Sentimental intellectuals throughout Africa and the diaspora worked on African emotions but failed to offer meaningful solutions to continued subjugation by vestiges of colonialism masked in form of aid. 

We allowed ourselves to be stereotyped to the extent that in the 21st century, Africans have not managed to self-define. 

SOURCE OF DISCOMFORT

The quest for political and economic freedom may be futile if we don’t prioritise social development, without which the African stereotype may never cease. 

Let me expound on this statement with a question. If somehow Africa dealt with poverty and everybody was rich, would anti-Africanness or anti-blackness cease to exist?

From the hate that some Americans have exhibited towards President Obama and many accounts from black history, Africanness is a source of discomfort to some people around the globe. 

This somehow gets into the minds of young people and erodes confidence amongst young Africans but the matter is often swept under the carpet.

Some countries have fought such prejudices and come to assert themselves on the global stage.

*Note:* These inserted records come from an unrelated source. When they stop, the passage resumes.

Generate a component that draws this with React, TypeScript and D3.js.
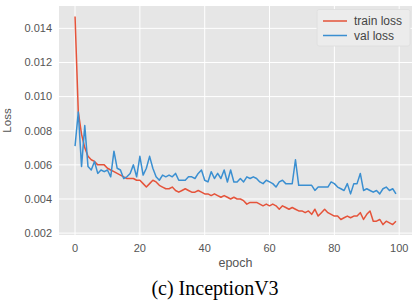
import React, { useEffect, useRef } from 'react';
import * as d3 from 'd3';

const epochs = d3.range(0, 100);

const trainLoss = [
  0.0147, 0.0091, 0.0078, 0.0070, 0.0065, 0.0063, 0.0062, 0.0060, 0.0060, 0.0060,
  0.0058, 0.0057, 0.0056, 0.0055, 0.0054, 0.0053, 0.0052, 0.0052, 0.0052, 0.0051,
  0.0051, 0.0049, 0.0047, 0.0049, 0.0051, 0.0050, 0.0048, 0.0047, 0.0046, 0.0046,
  0.0047, 0.0045, 0.0044, 0.0045, 0.0046, 0.0045, 0.0044, 0.0044, 0.0045, 0.0044,
  0.0043, 0.0043, 0.0042, 0.0043, 0.0042, 0.0041, 0.0042, 0.0041, 0.0040, 0.0041,
  0.0040, 0.0040, 0.0039, 0.0037, 0.0038, 0.0038, 0.0038, 0.0037, 0.0036, 0.0037,
  0.0036, 0.0037, 0.0036, 0.0034, 0.0036, 0.0035, 0.0034, 0.0035, 0.0034, 0.0033,
  0.0033, 0.0032, 0.0033, 0.0031, 0.0034, 0.0030, 0.0032, 0.0034, 0.0032, 0.0031,
  0.0030, 0.0030, 0.0028, 0.0029, 0.0030, 0.0029, 0.0030, 0.0030, 0.0032, 0.0028,
  0.0031, 0.0033, 0.0027, 0.0027, 0.0028, 0.0025, 0.0027, 0.0026, 0.0025, 0.0027,
];

const valLoss = [
  0.0071, 0.0091, 0.0059, 0.0083, 0.0059, 0.0057, 0.0062, 0.0055, 0.0057, 0.0056,
  0.0057, 0.0053, 0.0068, 0.0058, 0.0057, 0.0052, 0.0053, 0.0055, 0.0060, 0.0053,
  0.0065, 0.0054, 0.0058, 0.0065, 0.0058, 0.0053, 0.0051, 0.0054, 0.0053, 0.0054,
  0.0053, 0.0055, 0.0051, 0.0051, 0.0051, 0.0053, 0.0053, 0.0052, 0.0055, 0.0057,
  0.0051, 0.0050, 0.0056, 0.0052, 0.0055, 0.0052, 0.0057, 0.0050, 0.0057, 0.0050,
  0.0050, 0.0052, 0.0050, 0.0053, 0.0052, 0.0053, 0.0052, 0.0050, 0.0049, 0.0051,
  0.0050, 0.0049, 0.0047, 0.0050, 0.0051, 0.0049, 0.0049, 0.0049, 0.0063, 0.0048,
  0.0048, 0.0048, 0.0048, 0.0048, 0.0045, 0.0047, 0.0047, 0.0047, 0.0047, 0.0050,
  0.0049, 0.0047, 0.0046, 0.0045, 0.0049, 0.0043, 0.0049, 0.0049, 0.0055, 0.0045,
  0.0046, 0.0045, 0.0044, 0.0045, 0.0043, 0.0046, 0.0047, 0.0045, 0.0046, 0.0043,
];

const xTicks = [0, 20, 40, 60, 80, 100];
const yTicks = [0.002, 0.004, 0.006, 0.008, 0.010, 0.012, 0.014];
const seriesNames = ['train loss', 'val loss'];
const seriesColors = ['#e5533a', '#3a8fd1'];

const App = () => {
  const svgRef = useRef<SVGSVGElement | null>(null);

  useEffect(() => {
    if (!svgRef.current) return;
    const svg = d3.select(svgRef.current);
    svg.selectAll('*').remove();

    const W = 419;
    const H = 306;
    const plot = { left: 59, right: 412, top: 6, bottom: 235 };

    // matplotlib-style 5% margins around the data
    const xPad = (epochs[epochs.length - 1] - epochs[0]) * 0.05;
    const all = trainLoss.concat(valLoss);
    const yMin = d3.min(all) || 0;
    const yMax = d3.max(all) || 0;
    const yPad = (yMax - yMin) * 0.05;

    const x = d3.scaleLinear()
      .domain([epochs[0] - xPad, epochs[epochs.length - 1] + xPad])
      .range([plot.left, plot.right]);
    const y = d3.scaleLinear()
      .domain([yMin - yPad, yMax + yPad])
      .range([plot.bottom, plot.top]);

    svg.append('rect').attr('width', W).attr('height', H).attr('fill', '#ffffff');

    // axes background
    svg.append('rect')
      .attr('x', plot.left)
      .attr('y', plot.top)
      .attr('width', plot.right - plot.left)
      .attr('height', plot.bottom - plot.top)
      .attr('fill', '#e6e6e6');

    // grid
    const grid = svg.append('g');
    grid.selectAll('line.gx')
      .data(xTicks)
      .join('line')
      .attr('x1', d => x(d)).attr('x2', d => x(d))
      .attr('y1', plot.top).attr('y2', plot.bottom)
      .attr('stroke', '#ffffff').attr('stroke-width', 1);
    grid.selectAll('line.gy')
      .data(yTicks)
      .join('line')
      .attr('class', 'gy')
      .attr('x1', plot.left).attr('x2', plot.right)
      .attr('y1', d => y(d)).attr('y2', d => y(d))
      .attr('stroke', '#ffffff').attr('stroke-width', 1);

    // tick labels
    const font = 'Liberation Sans, Arial, sans-serif';
    svg.append('g')
      .selectAll('text')
      .data(yTicks)
      .join('text')
      .attr('x', 52)
      .attr('y', d => y(d))
      .attr('dy', '0.35em')
      .attr('text-anchor', 'end')
      .style('font-family', font)
      .style('font-size', '11px')
      .style('fill', '#555555')
      .text(d => d3.format('.3f')(d));

    svg.append('g')
      .selectAll('text')
      .data(xTicks)
      .join('text')
      .attr('x', d => x(d))
      .attr('y', 252)
      .attr('text-anchor', 'middle')
      .style('font-family', font)
      .style('font-size', '11px')
      .style('fill', '#555555')
      .text(d => String(d));

    // axis labels
    svg.append('text')
      .attr('x', (plot.left + plot.right) / 2)
      .attr('y', 267)
      .attr('text-anchor', 'middle')
      .style('font-family', font)
      .style('font-size', '12.5px')
      .style('fill', '#555555')
      .text('epoch');

    svg.append('text')
      .attr('transform', `translate(11,${(plot.top + plot.bottom) / 2}) rotate(-90)`)
      .attr('text-anchor', 'middle')
      .style('font-family', font)
      .style('font-size', '11.5px')
      .style('fill', '#555555')
      .text('Loss');

    // lines
    const line = d3.line<number>()
      .x((_, i) => x(epochs[i]))
      .y(d => y(d));

    [trainLoss, valLoss].forEach((s, i) => {
      svg.append('path')
        .datum(s)
        .attr('fill', 'none')
        .attr('stroke', seriesColors[i])
        .attr('stroke-width', 1.5)
        .attr('stroke-linejoin', 'round')
        .attr('d', line);
    });

    // legend
    const lg = svg.append('g');
    lg.append('rect')
      .attr('x', 317).attr('y', 9.5)
      .attr('width', 93).attr('height', 36.5)
      .attr('rx', 2)
      .attr('fill', '#ececec')
      .attr('stroke', '#dddddd')
      .attr('stroke-width', 0.8);
    seriesNames.forEach((name, i) => {
      const ly = 21 + i * 14.5;
      lg.append('line')
        .attr('x1', 323).attr('x2', 347)
        .attr('y1', ly).attr('y2', ly)
        .attr('stroke', seriesColors[i])
        .attr('stroke-width', 1.5);
      lg.append('text')
        .attr('x', 354)
        .attr('y', ly)
        .attr('dy', '0.35em')
        .style('font-family', font)
        .style('font-size', '12px')
        .style('fill', '#444444')
        .text(name);
    });

    // caption
    svg.append('text')
      .attr('x', 215)
      .attr('y', 295)
      .attr('text-anchor', 'middle')
      .style('font-family', 'Liberation Serif, Times New Roman, serif')
      .style('font-size', '20px')
      .style('fill', '#000000')
      .text('(c) InceptionV3');
  }, []);

  return (
    <svg
      ref={svgRef}
      width={419}
      height={306}
      style={{ position: 'absolute', left: 0, top: 0, display: 'block' }}
    />
  );
};

export default App;
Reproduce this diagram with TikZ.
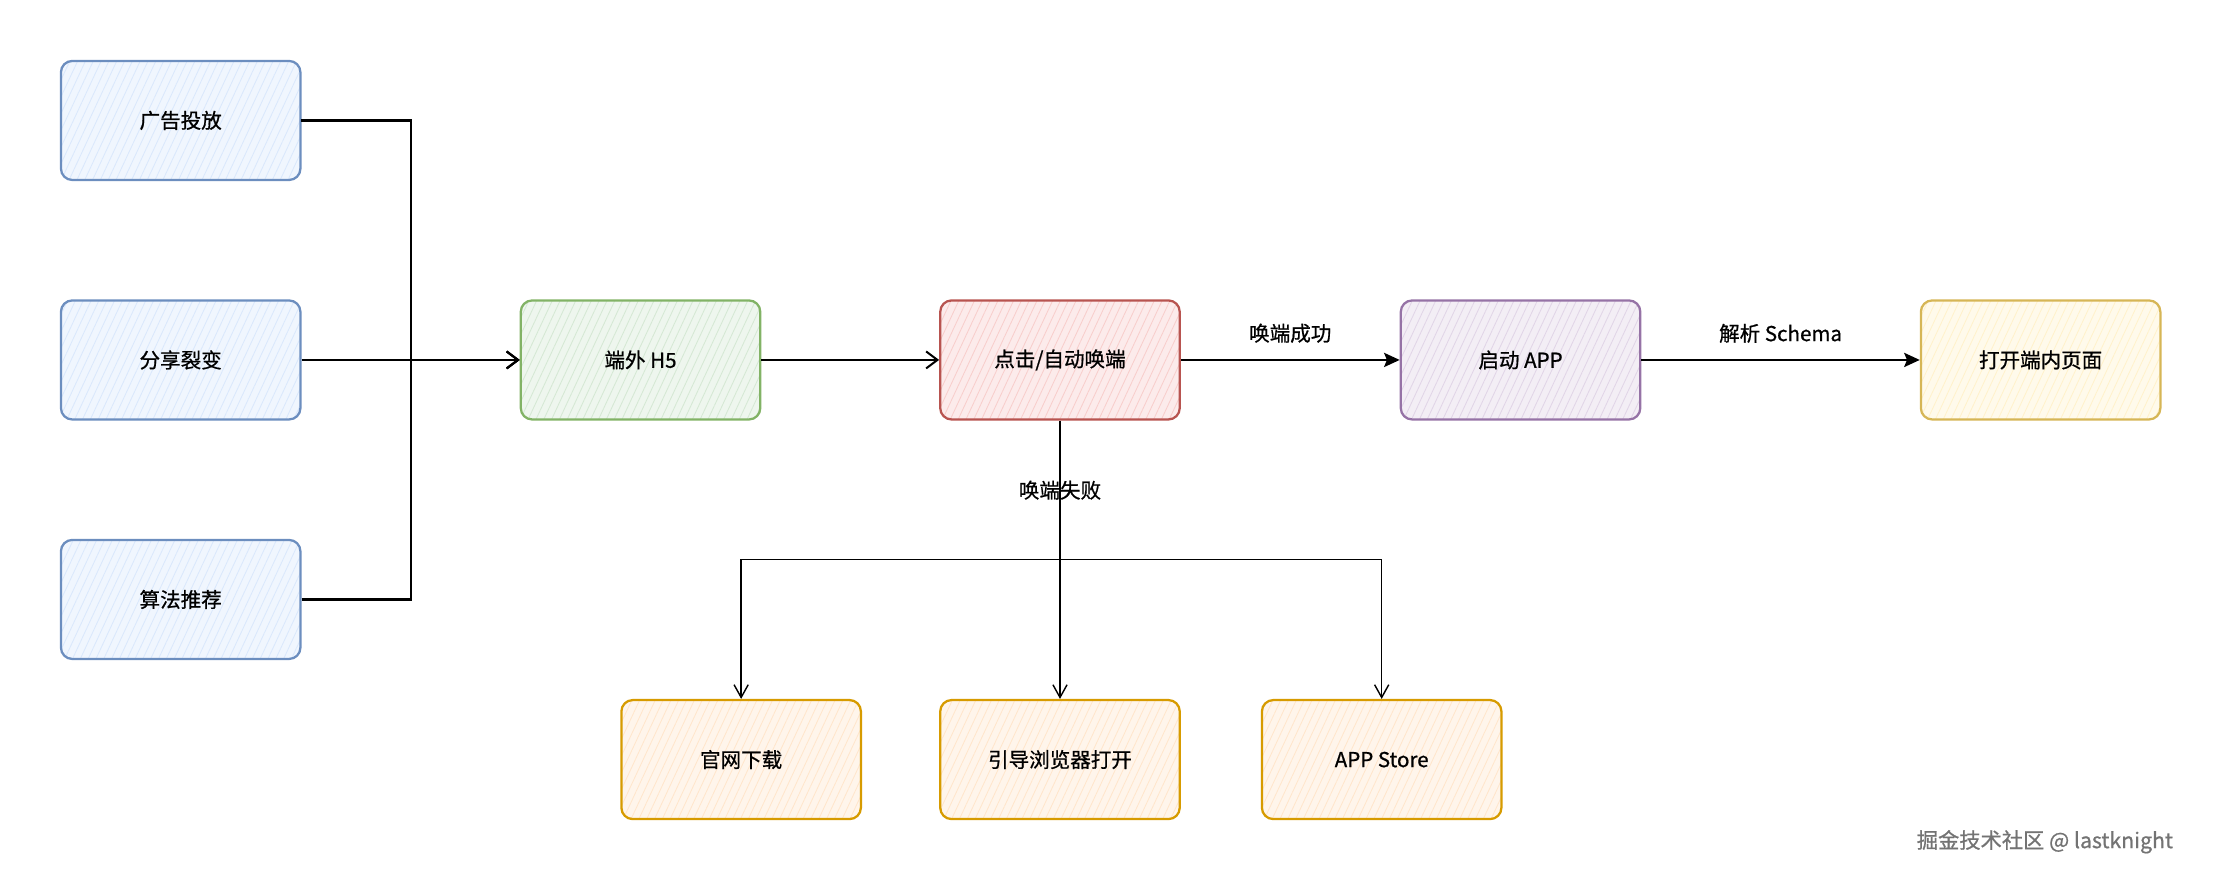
\documentclass[tikz,border=0pt]{standalone}
\usepackage{fontspec}
\setmainfont{Noto Sans CJK SC}[FakeBold=0.8,AutoFakeBold=0.8]
\usetikzlibrary{arrows.meta,patterns.meta,positioning}

\definecolor{blueFill}{HTML}{DAE8FC}
\definecolor{blueLine}{HTML}{6C8EBF}
\definecolor{greenFill}{HTML}{D5E8D4}
\definecolor{greenLine}{HTML}{82B366}
\definecolor{redFill}{HTML}{F8CECC}
\definecolor{redLine}{HTML}{B85450}
\definecolor{purpleFill}{HTML}{E1D5E7}
\definecolor{purpleLine}{HTML}{9673A6}
\definecolor{yellowFill}{HTML}{FFF2CC}
\definecolor{yellowLine}{HTML}{D6B656}
\definecolor{orangeFill}{HTML}{FFE6CC}
\definecolor{orangeLine}{HTML}{D79B00}

\tikzset{
  box/.style 2 args={draw=#2,line width=1.6pt,rounded corners=8pt,
    preaction={fill=#1!40},
    pattern={Lines[angle=65,distance=5pt,line width=0.6pt]},pattern color=#1,
    minimum width=169pt,minimum height=84pt,inner sep=0pt,
    font=\fontsize{14.5}{16}\selectfont\bfseries},
  feed/.style={line width=1.8pt,-{Straight Barb[length=8pt,width=12pt,line width=1.4pt]}},
  pass/.style={line width=1.5pt,-{Stealth[length=11pt,width=10pt,inset=2pt]}},
  fail/.style={line width=1pt,-{Straight Barb[length=9pt,width=10pt]}},
  edgelabel/.style={font=\fontsize{14.5}{16}\selectfont\bfseries}
}

\begin{document}
\begin{tikzpicture}[x=1pt,y=-1pt]
  \useasboundingbox (0,0) rectangle (1568,622);

  % sources
  \node[box={blueFill}{blueLine}] (ad)    at (127.5,85)  {广告投放};
  \node[box={blueFill}{blueLine}] (share) at (127.5,254) {分享裂变};
  \node[box={blueFill}{blueLine}] (algo)  at (127.5,423) {算法推荐};

  % main row
  \node[box={greenFill}{greenLine}]   (h5)    at (452,254)  {端外 H5};
  \node[box={redFill}{redLine}]       (click) at (748,254)  {点击/自动唤端};
  \node[box={purpleFill}{purpleLine}] (app)   at (1073,254) {启动 APP};
  \node[box={yellowFill}{yellowLine}] (page)  at (1440,254) {打开端内页面};

  % fallbacks
  \node[box={orangeFill}{orangeLine}] (site)  at (523,536) {官网下载};
  \node[box={orangeFill}{orangeLine}] (guide) at (748,536) {引导浏览器打开};
  \node[box={orangeFill}{orangeLine}] (store) at (975,536) {APP Store};

  \coordinate (bus) at (290,254);
  \coordinate (split) at (748,395);

  \draw[feed] (ad.east) -| (bus) -- (h5.west);
  \draw[feed] (share.east) -- (h5.west);
  \draw[feed] (algo.east) -| (bus) -- (h5.west);
  \draw[feed] (h5.east) -- (click.west);

  \draw[pass] (click.east) -- node[edgelabel,above=8pt] {唤端成功} (app.west);
  \draw[pass] (app.east) -- node[edgelabel,above=8pt] {解析 Schema} (page.west);

  \draw[line width=1.6pt] (click.south) -- node[edgelabel] {唤端失败} (split);
  \draw[fail] (split) -- (guide.north);
  \draw[fail] (split) -| (site.north);
  \draw[fail] (split) -| (store.north);

  % watermark
  \node[font=\fontsize{15}{17}\selectfont,text=black!55] (mark) at (1443,594) {掘金技术社区 @ lastknight};
\end{tikzpicture}
\end{document}
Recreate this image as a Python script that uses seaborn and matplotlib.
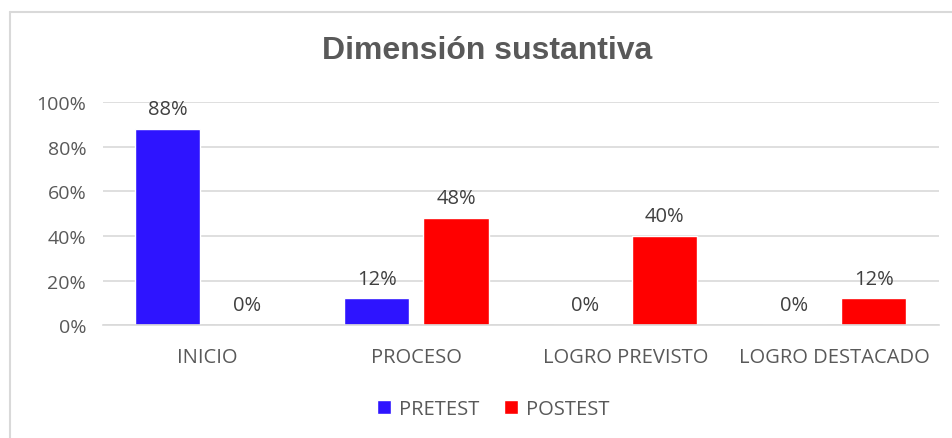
import pandas as pd
import matplotlib.pyplot as plt
import seaborn as sns
from matplotlib.patches import Patch
from matplotlib.ticker import PercentFormatter

niveles = ["INICIO", "PROCESO", "LOGRO PREVISTO", "LOGRO DESTACADO"]
pretest = [0.88, 0.12, 0.00, 0.00]
postest = [0.00, 0.48, 0.40, 0.12]
grupos = ["PRETEST", "POSTEST"]
colores = ["#2E14FF", "#FF0000"]

df = pd.DataFrame({
    "Nivel": niveles * 2,
    "Grupo": [grupos[0]] * 4 + [grupos[1]] * 4,
    "Valor": pretest + postest,
})

sns.set_style("white")
plt.rcParams["font.family"] = ["Open Sans", "DejaVu Sans"]
gris = "#595959"

fig = plt.figure(figsize=(9.52, 4.39), dpi=100)
ax = fig.add_axes([0.108, 0.257, 0.878, 0.508])

sns.barplot(data=df, x="Nivel", y="Valor", hue="Grupo", palette=colores,
            width=0.76, gap=0.18, ax=ax, legend=False, saturation=1)

for cont in ax.containers:
    for bar in cont:
        h = bar.get_height()
        ax.annotate(f"{h:.0%}", (bar.get_x() + bar.get_width() / 2, h),
                    xytext=(0, 7), textcoords="offset points",
                    ha="center", va="bottom", fontsize=14.5, color="#404040")

ax.set_ylim(0, 1)
ax.set_yticks([0, 0.2, 0.4, 0.6, 0.8, 1.0])
ax.yaxis.set_major_formatter(PercentFormatter(1.0, decimals=0))
ax.grid(axis="y", color="#d9d9d9", linewidth=1.2)
ax.set_axisbelow(True)
for s in ["left", "right", "top"]:
    ax.spines[s].set_visible(False)
ax.spines["bottom"].set_color("#d9d9d9")
ax.spines["bottom"].set_linewidth(1.2)
ax.tick_params(axis="both", length=0, colors=gris)
ax.tick_params(axis="x", pad=16, labelsize=14.5)
ax.tick_params(axis="y", pad=12, labelsize=14)
ax.set_xlabel("")
ax.set_ylabel("")

fig.text(0.512, 0.884, "Dimensión sustantiva", ha="center", va="center",
         fontsize=23, fontweight="bold", color=gris,
         family=["Liberation Sans", "DejaVu Sans"])

handles = [Patch(facecolor=c, label=g) for c, g in zip(colores, grupos)]
fig.legend(handles=handles, loc="center", bbox_to_anchor=(0.518, 0.066), ncol=2,
           frameon=False, fontsize=14.5, labelcolor=gris, handlelength=0.7,
           handleheight=0.7, handletextpad=0.4, columnspacing=1.2)

# marco del gráfico
fig.add_artist(plt.Line2D([0.0105, 0.0105], [0, 0.97], transform=fig.transFigure,
                          color="#d9d9d9", linewidth=1.5))
fig.add_artist(plt.Line2D([0.0105, 1], [0.97, 0.97], transform=fig.transFigure,
                          color="#d9d9d9", linewidth=1.5))

fig.savefig("out.png", dpi=100)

It was not just riches and better politics; they have developed wholesomely.

Examples include Mustafa Kemal Atatürk’s Turkey, when a nation was crafted from virtually nothing to a functional state.

There is also Singapore, where one man, Lee Kuan Yew, took his country from a struggling third world to one of the most developed nations in the word.

It is said that if you have no idea as to where you are heading, any route will take you to God knows where. 

RETURN OF WOLE SOYINKA

No one knows what the rise of ultra-nationalism will mean in the days to come. Some have argued that they will look East. But even there, no one fully knows the agenda of Eastern nations and what role Africa is earmarked to play. 

Sometimes, it appears the only people in the world who don’t plan strategically and in their own interests are Africans. Even wild animals have the presence of mind to mark their own territory with urinary scent.

The surest way is to encourage intellectuals to start planning the course of Africa’s future, and develop good infrastructure to seamlessly link African countries to one another. 

It didn’t have to take the election of Donald Trump to get one of Africa’s iconic intellectuals, Nobel laureate Wole Soyinka, back to Africa. 

African intellectuals must read the signs of the times and come back to develop Mother Africa.

Reforms do not happen without articulating problems. They require extensive, informed discussion and a leadership that is focused on truly emancipating the African, from not just the political abyss and economic handicap but also social subjugation. 

Now is the time to free Africa from internal and external forces of discord.